I’ve been reading what blogs I can when I have time.  I don’t comment because it takes forever to do it from my phone and everything and its mother is blocked at work.  I hateth it.  But, I have been trying to keep up.

You know what happens when you can’t find your phone and your internet doesn’t work and you can’t find the remote?   Peace.  It’s nice.  I’m considering staying completely off the net at work.  Anything non-work related will wait until I have time.  I’m also considering keeping my phone in my purse while I’m at work.   People who would need to reach me for an emergency have my work number anyway.  It’s nice. 
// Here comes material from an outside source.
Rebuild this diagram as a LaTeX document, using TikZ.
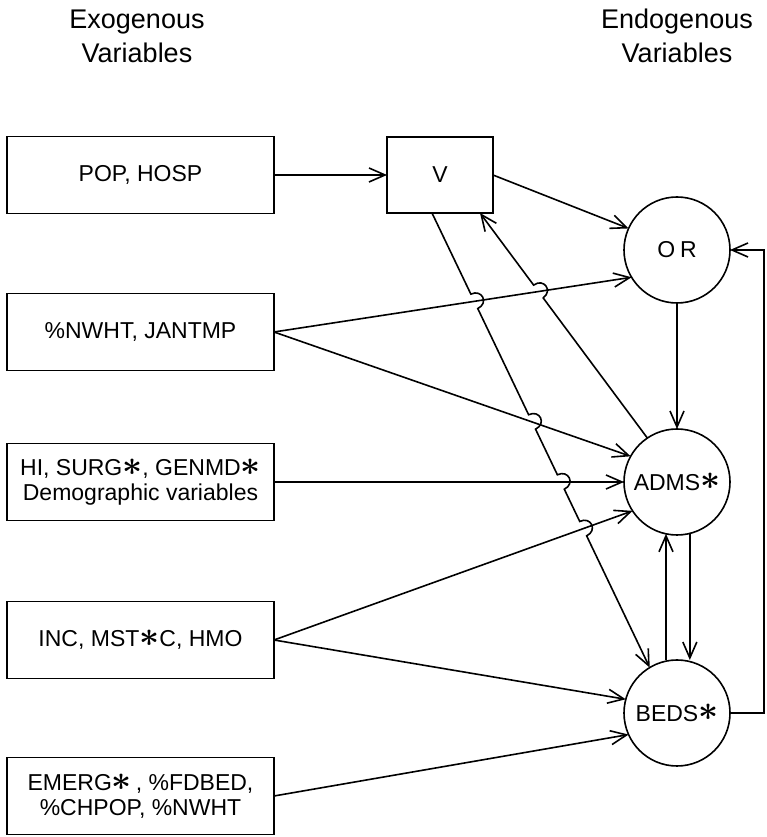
\documentclass[tikz,border=0pt]{standalone}
\usepackage{fontspec}
\setmainfont{Liberation Sans}
\usetikzlibrary{arrows.meta,calc,intersections}
\newcommand{\mstar}{\raisebox{0.02em}{\scalebox{1.4}{\boldmath$\ast$}}}
\begin{document}
\begin{tikzpicture}[x=1pt,y=1pt,line width=1.6pt,inner sep=0pt,outer sep=0pt,
>={Straight Barb[length=16pt,width=14pt]},
varbox/.style={draw,rectangle,minimum width=267pt,minimum height=77pt,align=center,font=\fontsize{23}{25}\selectfont},
endo/.style={draw,circle,minimum size=106pt,font=\fontsize{23}{25}\selectfont},
hdr/.style={align=center,font=\fontsize{27}{34}\selectfont},
hop/.style={bend left=90,looseness=2}]
\useasboundingbox (0,0) rectangle (766,837);
\draw (137,801) node[hdr] (exohdr) {Exogenous\\Variables};
\draw (677,801) node[hdr] (endohdr) {Endogenous\\Variables};
\draw (140.5,662) node[varbox] (pop) {POP, HOSP};
\draw (140.5,505) node[varbox] (nwht) {\%NWHT, JANTMP};
\draw (140.5,355) node[varbox] (hi) {HI, SURG\mstar, GENMD\mstar\\Demographic variables};
\draw (140.5,197) node[varbox] (inc) {INC, MST\mstar C, HMO};
\draw (140.5,41) node[varbox] (emerg) {EMERG\mstar\,, \%FDBED,\\\%CHPOP, \%NWHT};
\draw (440,662) node[draw,rectangle,minimum width=106pt,minimum height=76pt,font=\fontsize{23}{25}\selectfont] (V) {V};
\draw (677,587) node[endo] (OR) {O\kern5pt R};
\draw (677,355) node[endo] (ADMS) {ADMS\mstar};
\draw (677,124) node[endo] (BEDS) {BEDS\mstar};
\draw[->] (pop) -- (V);
\draw[->] (V.east) -- (OR.156);
\draw[->,name path=nwor] (nwht.east) -- (OR.211);
\draw[->,name path=nwad] (nwht.east) -- (ADMS.151);
\draw[->,name path=hiad] (hi.east) -- (ADMS.west);
\draw[->,name path=incad] (inc.east) -- (ADMS.213);
\draw[->] (inc.east) -- (BEDS.165);
\draw[->] (emerg.east) -- (BEDS.204);
\draw[->] (OR) -- (ADMS);
\draw[->] (ADMS.258 |- BEDS.north) -- (ADMS.258);
\draw[->] (ADMS.-76) -- (ADMS.-76 |- BEDS.north);
\draw[->] (BEDS.east) -- ++(34,0) |- (OR.east);
\coordinate (vl) at ([xshift=-8pt]V.south);
\coordinate (vr) at ([xshift=40pt]V.south);
\path[name path=vbeds] (vl) -- (BEDS.121);
\path[name path=vadms] (vr) -- (ADMS.124);
\path[name intersections={of=vbeds and nwor,by=h1}];
\path[name intersections={of=vbeds and nwad,by=h2}];
\path[name intersections={of=vbeds and hiad,by=h3}];
\path[name intersections={of=vbeds and incad,by=h4}];
\path[name intersections={of=vadms and nwor,by=h5}];
\draw[->] (vl) -- ($(h1)!8pt!(vl)$) to[hop] ($(h1)!8pt!(BEDS.121)$)
  -- ($(h2)!8pt!(vl)$) to[hop] ($(h2)!8pt!(BEDS.121)$)
  -- ($(h3)!8pt!(vl)$) to[hop] ($(h3)!8pt!(BEDS.121)$)
  -- ($(h4)!8pt!(vl)$) to[hop] ($(h4)!8pt!(BEDS.121)$)
  -- (BEDS.121);
\draw[<-] (vr) -- ($(h5)!8pt!(vr)$) to[hop] ($(h5)!8pt!(ADMS.124)$) -- (ADMS.124);
\end{tikzpicture}
\end{document}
 Oh, keep your fingers crossed for me.  A position (in the same pay range and category as I have now) came up at work.  I need a change.  Funny thing was I found out about it Friday during lunch.  Only two other people knew.  Well, my HR guy called me into his office this morning and said he heard that I was interested in it and he wanted to make sure I was so they could proceed accordingly.  New travels fast.  Then I ran into the VP of HR in the hallway on my way back to the office.  He asked me if I had talked to HR guy.  He told me he heard “through the rumor mill” that I wanted to leave my department.  What.the.fuck?  Through the rumor mill?  So I had to leave before I got to talk to my boss and I don’t know if I’ll have a job tomorrow at all since it is a rumor mill and it might be seen as me not adjusting well to this new department.  (same job, new department, it got absorbed)  So we shall see what happens. 

Ok chitlins.  I’m off to get my monkeys to bed and flat iron my hair.  If I’m getting fired, you bet your doggone ass I’m gonna do so looking my best.